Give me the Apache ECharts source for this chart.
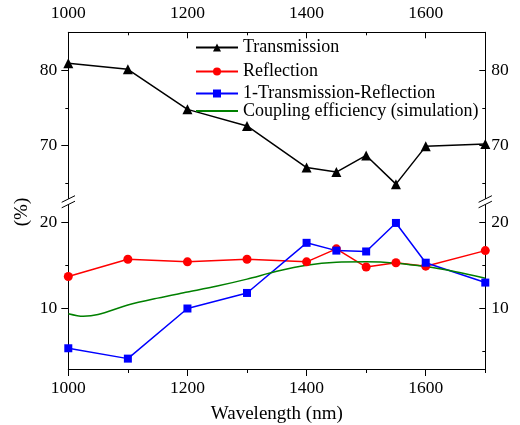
<!DOCTYPE html>
<html lang="en">
  <head>
    <meta charset="UTF-8" />
    <title>Transmission / Reflection</title>
    <script src="https://cdn.jsdelivr.net/npm/echarts@6/dist/echarts.min.js"></script>
    <style>
      html, body { margin: 0; padding: 0; background: #fff; }
      #main { width: 520px; height: 425px; }
    </style>
  </head>
  <body>
    <div id="main"></div>
    <script>
      // measured points
      const wavelengths = [1000, 1100, 1200, 1300, 1400, 1450, 1500, 1550, 1600, 1700];
      const transmission = [80.9, 80.1, 74.8, 72.6, 67.1, 66.5, 68.7, 64.9, 69.9, 70.2];
      const reflection = [13.7, 15.7, 15.4, 15.7, 15.4, 16.9, 14.8, 15.3, 14.9, 16.7];
      const oneMinusTR = [5.4, 4.2, 10.0, 11.8, 17.6, 16.7, 16.6, 19.9, 15.3, 13.0];
      // simulation curve
      const simWavelengths = [1000, 1025, 1050, 1100, 1150, 1200, 1250, 1300, 1350, 1400, 1450, 1500, 1550, 1600, 1650, 1700];
      const coupling = [9.4, 9.1, 9.3, 10.4, 11.2, 11.9, 12.6, 13.4, 14.3, 15.0, 15.35, 15.4, 15.25, 14.85, 14.25, 13.5];

      // ticks
      const xMajor = [1000, 1200, 1400, 1600];
      const xMinor = [1100, 1300, 1500, 1700];
      const upperMajor = [70, 80];
      const upperMinor = [65, 75];
      const lowerMajor = [10, 20];
      const lowerMinor = [5, 15];

      const font = "Liberation Serif";
      const black = "#000";

      const chart = echarts.init(document.getElementById("main"));

      function xAxis(grid, pos, ticks, len, inside, labels, extra) {
        return Object.assign({
          type: "value", gridIndex: grid, position: pos, min: 1000, max: 1700,
          splitLine: { show: false },
          axisLine: { show: !!labels, onZero: false, lineStyle: { color: black, width: 1 } },
          axisTick: { show: true, inside: inside, length: len, customValues: ticks, lineStyle: { color: black } },
          axisLabel: labels
            ? { show: true, customValues: labels, margin: 10, color: black, fontFamily: font, fontSize: 17.5,
                formatter: (v) => String(v) }
            : { show: false },
        }, extra || {});
      }

      function yAxis(grid, pos, min, max, ticks, len, inside, labels, margin) {
        return {
          type: "value", gridIndex: grid, position: pos, min: min, max: max,
          splitLine: { show: false },
          axisLine: { show: !!labels, onZero: false, lineStyle: { color: black, width: 1 } },
          axisTick: { show: true, inside: inside, length: len, customValues: ticks, lineStyle: { color: black } },
          axisLabel: labels
            ? { show: true, customValues: labels, margin: margin, color: black, fontFamily: font, fontSize: 17.5 }
            : { show: false },
        };
      }

      function legend(name, cy, noSymbol) {
        return {
          data: [noSymbol ? { name: name, itemStyle: { opacity: 0 } } : name],
          left: 195, top: cy - 8, padding: 0,
          itemWidth: 42, itemHeight: 10, selectedMode: false,
          textStyle: { fontFamily: font, fontSize: 18, color: black },
        };
      }

      const option = {
        animation: false,
        backgroundColor: "#fff",
        grid: [
          { left: 68.3, right: 34.7, top: 32.3, height: 166.2 },
          { left: 68.3, right: 34.7, top: 204.8, height: 166.7 },
        ],
        legend: [
          legend("Transmission", 46.5),
          legend("Reflection", 70.5),
          legend("1-Transmission-Reflection", 92.5),
          legend("Coupling efficiency (simulation)", 110),
        ].map((l, i) => (i === 3 ? legend("Coupling efficiency (simulation)", 110, true) : l)),
        xAxis: [
          xAxis(0, "top", xMajor, 6, true, xMajor),
          xAxis(0, "top", xMinor, 3, true, null),
          xAxis(1, "bottom", xMajor, 7, false, xMajor, {
            name: "Wavelength (nm)", nameLocation: "middle", nameGap: 36,
            nameTextStyle: { fontFamily: font, fontSize: 19, color: black },
          }),
          xAxis(1, "bottom", xMinor, 4, false, null),
        ],
        yAxis: [
          yAxis(0, "left", 63, 85, upperMajor, 7, false, upperMajor, 11),
          yAxis(0, "left", 63, 85, upperMinor, 3, false, null),
          yAxis(0, "right", 63, 85, upperMajor, 6, true, upperMajor, 6),
          yAxis(0, "right", 63, 85, upperMinor, 3, true, null),
          yAxis(1, "left", 3, 22, lowerMajor, 7, false, lowerMajor, 11),
          yAxis(1, "left", 3, 22, lowerMinor, 3, false, null),
          yAxis(1, "right", 3, 22, lowerMajor, 6, true, lowerMajor, 6),
          yAxis(1, "right", 3, 22, lowerMinor, 3, true, null),
        ],
        graphic: [
          {
            type: "text", x: 22, y: 212, rotation: Math.PI / 2,
            style: { text: "(%)", font: "19px 'Liberation Serif'", fill: black, align: "center", verticalAlign: "middle" },
          },
          // axis break marks
          { type: "line", shape: { x1: 61.7, y1: 202.3, x2: 75, y2: 195.7 }, style: { stroke: black, lineWidth: 1 } },
          { type: "line", shape: { x1: 61.7, y1: 207.8, x2: 75, y2: 201.2 }, style: { stroke: black, lineWidth: 1 } },
          { type: "line", shape: { x1: 478.6, y1: 202.3, x2: 491.9, y2: 195.7 }, style: { stroke: black, lineWidth: 1 } },
          { type: "line", shape: { x1: 478.6, y1: 207.8, x2: 491.9, y2: 201.2 }, style: { stroke: black, lineWidth: 1 } },
        ],
        series: [
          {
            name: "Transmission", type: "line", xAxisIndex: 0, yAxisIndex: 0,
            data: wavelengths.map((w, i) => [w, transmission[i]]),
            symbol: "triangle", symbolSize: 10,
            lineStyle: { color: black, width: 1.5 }, itemStyle: { color: black },
          },
          {
            name: "Reflection", type: "line", xAxisIndex: 2, yAxisIndex: 4,
            data: wavelengths.map((w, i) => [w, reflection[i]]),
            symbol: "circle", symbolSize: 9,
            lineStyle: { color: "#ff0000", width: 1.5 }, itemStyle: { color: "#ff0000" },
          },
          {
            name: "1-Transmission-Reflection", type: "line", xAxisIndex: 2, yAxisIndex: 4,
            data: wavelengths.map((w, i) => [w, oneMinusTR[i]]),
            symbol: "rect", symbolSize: 8,
            lineStyle: { color: "#0000ff", width: 1.5 }, itemStyle: { color: "#0000ff" },
          },
          {
            name: "Coupling efficiency (simulation)", type: "line", xAxisIndex: 2, yAxisIndex: 4,
            data: simWavelengths.map((w, i) => [w, coupling[i]]),
            symbol: "none", smooth: 0.3,
            lineStyle: { color: "#008000", width: 1.5 }, itemStyle: { color: "#008000" },
          },
        ],
      };

      chart.setOption(option);
    </script>
  </body>
</html>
· · · · · · ·
Work to be completed - Omit the pictures and output all of the other material exactly.

Answer for this exercise -
Give me the Apache ECharts source for this chart.
<!DOCTYPE html>
<html lang="en">
  <head>
    <meta charset="UTF-8" />
    <title>Transmission / Reflection</title>
    <script src="https://cdn.jsdelivr.net/npm/echarts@6/dist/echarts.min.js"></script>
    <style>
      html, body { margin: 0; padding: 0; background: #fff; }
      #main { width: 520px; height: 425px; }
    </style>
  </head>
  <body>
    <div id="main"></div>
    <script>
      // measured points
      const wavelengths = [1000, 1100, 1200, 1300, 1400, 1450, 1500, 1550, 1600, 1700];
      const transmission = [80.9, 80.1, 74.8, 72.6, 67.1, 66.5, 68.7, 64.9, 69.9, 70.2];
      const reflection = [13.7, 15.7, 15.4, 15.7, 15.4, 16.9, 14.8, 15.3, 14.9, 16.7];
      const oneMinusTR = [5.4, 4.2, 10.0, 11.8, 17.6, 16.7, 16.6, 19.9, 15.3, 13.0];
      // simulation curve
      const simWavelengths = [1000, 1025, 1050, 1100, 1150, 1200, 1250, 1300, 1350, 1400, 1450, 1500, 1550, 1600, 1650, 1700];
      const coupling = [9.4, 9.1, 9.3, 10.4, 11.2, 11.9, 12.6, 13.4, 14.3, 15.0, 15.35, 15.4, 15.25, 14.85, 14.25, 13.5];

      // ticks
      const xMajor = [1000, 1200, 1400, 1600];
      const xMinor = [1100, 1300, 1500, 1700];
      const upperMajor = [70, 80];
      const upperMinor = [65, 75];
      const lowerMajor = [10, 20];
      const lowerMinor = [5, 15];

      const font = "Liberation Serif";
      const black = "#000";

      const chart = echarts.init(document.getElementById("main"));

      function xAxis(grid, pos, ticks, len, inside, labels, extra) {
        return Object.assign({
          type: "value", gridIndex: grid, position: pos, min: 1000, max: 1700,
          splitLine: { show: false },
          axisLine: { show: !!labels, onZero: false, lineStyle: { color: black, width: 1 } },
          axisTick: { show: true, inside: inside, length: len, customValues: ticks, lineStyle: { color: black } },
          axisLabel: labels
            ? { show: true, customValues: labels, margin: 10, color: black, fontFamily: font, fontSize: 17.5,
                formatter: (v) => String(v) }
            : { show: false },
        }, extra || {});
      }

      function yAxis(grid, pos, min, max, ticks, len, inside, labels, margin) {
        return {
          type: "value", gridIndex: grid, position: pos, min: min, max: max,
          splitLine: { show: false },
          axisLine: { show: !!labels, onZero: false, lineStyle: { color: black, width: 1 } },
          axisTick: { show: true, inside: inside, length: len, customValues: ticks, lineStyle: { color: black } },
          axisLabel: labels
            ? { show: true, customValues: labels, margin: margin, color: black, fontFamily: font, fontSize: 17.5 }
            : { show: false },
        };
      }

      function legend(name, cy, noSymbol) {
        return {
          data: [noSymbol ? { name: name, itemStyle: { opacity: 0 } } : name],
          left: 195, top: cy - 8, padding: 0,
          itemWidth: 42, itemHeight: 10, selectedMode: false,
          textStyle: { fontFamily: font, fontSize: 18, color: black },
        };
      }

      const option = {
        animation: false,
        backgroundColor: "#fff",
        grid: [
          { left: 68.3, right: 34.7, top: 32.3, height: 166.2 },
          { left: 68.3, right: 34.7, top: 204.8, height: 166.7 },
        ],
        legend: [
          legend("Transmission", 46.5),
          legend("Reflection", 70.5),
          legend("1-Transmission-Reflection", 92.5),
          legend("Coupling efficiency (simulation)", 110),
        ].map((l, i) => (i === 3 ? legend("Coupling efficiency (simulation)", 110, true) : l)),
        xAxis: [
          xAxis(0, "top", xMajor, 6, true, xMajor),
          xAxis(0, "top", xMinor, 3, true, null),
          xAxis(1, "bottom", xMajor, 7, false, xMajor, {
            name: "Wavelength (nm)", nameLocation: "middle", nameGap: 36,
            nameTextStyle: { fontFamily: font, fontSize: 19, color: black },
          }),
          xAxis(1, "bottom", xMinor, 4, false, null),
        ],
        yAxis: [
          yAxis(0, "left", 63, 85, upperMajor, 7, false, upperMajor, 11),
          yAxis(0, "left", 63, 85, upperMinor, 3, false, null),
          yAxis(0, "right", 63, 85, upperMajor, 6, true, upperMajor, 6),
          yAxis(0, "right", 63, 85, upperMinor, 3, true, null),
          yAxis(1, "left", 3, 22, lowerMajor, 7, false, lowerMajor, 11),
          yAxis(1, "left", 3, 22, lowerMinor, 3, false, null),
          yAxis(1, "right", 3, 22, lowerMajor, 6, true, lowerMajor, 6),
          yAxis(1, "right", 3, 22, lowerMinor, 3, true, null),
        ],
        graphic: [
          {
            type: "text", x: 22, y: 212, rotation: Math.PI / 2,
            style: { text: "(%)", font: "19px 'Liberation Serif'", fill: black, align: "center", verticalAlign: "middle" },
          },
          // axis break marks
          { type: "line", shape: { x1: 61.7, y1: 202.3, x2: 75, y2: 195.7 }, style: { stroke: black, lineWidth: 1 } },
          { type: "line", shape: { x1: 61.7, y1: 207.8, x2: 75, y2: 201.2 }, style: { stroke: black, lineWidth: 1 } },
          { type: "line", shape: { x1: 478.6, y1: 202.3, x2: 491.9, y2: 195.7 }, style: { stroke: black, lineWidth: 1 } },
          { type: "line", shape: { x1: 478.6, y1: 207.8, x2: 491.9, y2: 201.2 }, style: { stroke: black, lineWidth: 1 } },
        ],
        series: [
          {
            name: "Transmission", type: "line", xAxisIndex: 0, yAxisIndex: 0,
            data: wavelengths.map((w, i) => [w, transmission[i]]),
            symbol: "triangle", symbolSize: 10,
            lineStyle: { color: black, width: 1.5 }, itemStyle: { color: black },
          },
          {
            name: "Reflection", type: "line", xAxisIndex: 2, yAxisIndex: 4,
            data: wavelengths.map((w, i) => [w, reflection[i]]),
            symbol: "circle", symbolSize: 9,
            lineStyle: { color: "#ff0000", width: 1.5 }, itemStyle: { color: "#ff0000" },
          },
          {
            name: "1-Transmission-Reflection", type: "line", xAxisIndex: 2, yAxisIndex: 4,
            data: wavelengths.map((w, i) => [w, oneMinusTR[i]]),
            symbol: "rect", symbolSize: 8,
            lineStyle: { color: "#0000ff", width: 1.5 }, itemStyle: { color: "#0000ff" },
          },
          {
            name: "Coupling efficiency (simulation)", type: "line", xAxisIndex: 2, yAxisIndex: 4,
            data: simWavelengths.map((w, i) => [w, coupling[i]]),
            symbol: "none", smooth: 0.3,
            lineStyle: { color: "#008000", width: 1.5 }, itemStyle: { color: "#008000" },
          },
        ],
      };

      chart.setOption(option);
    </script>
  </body>
</html>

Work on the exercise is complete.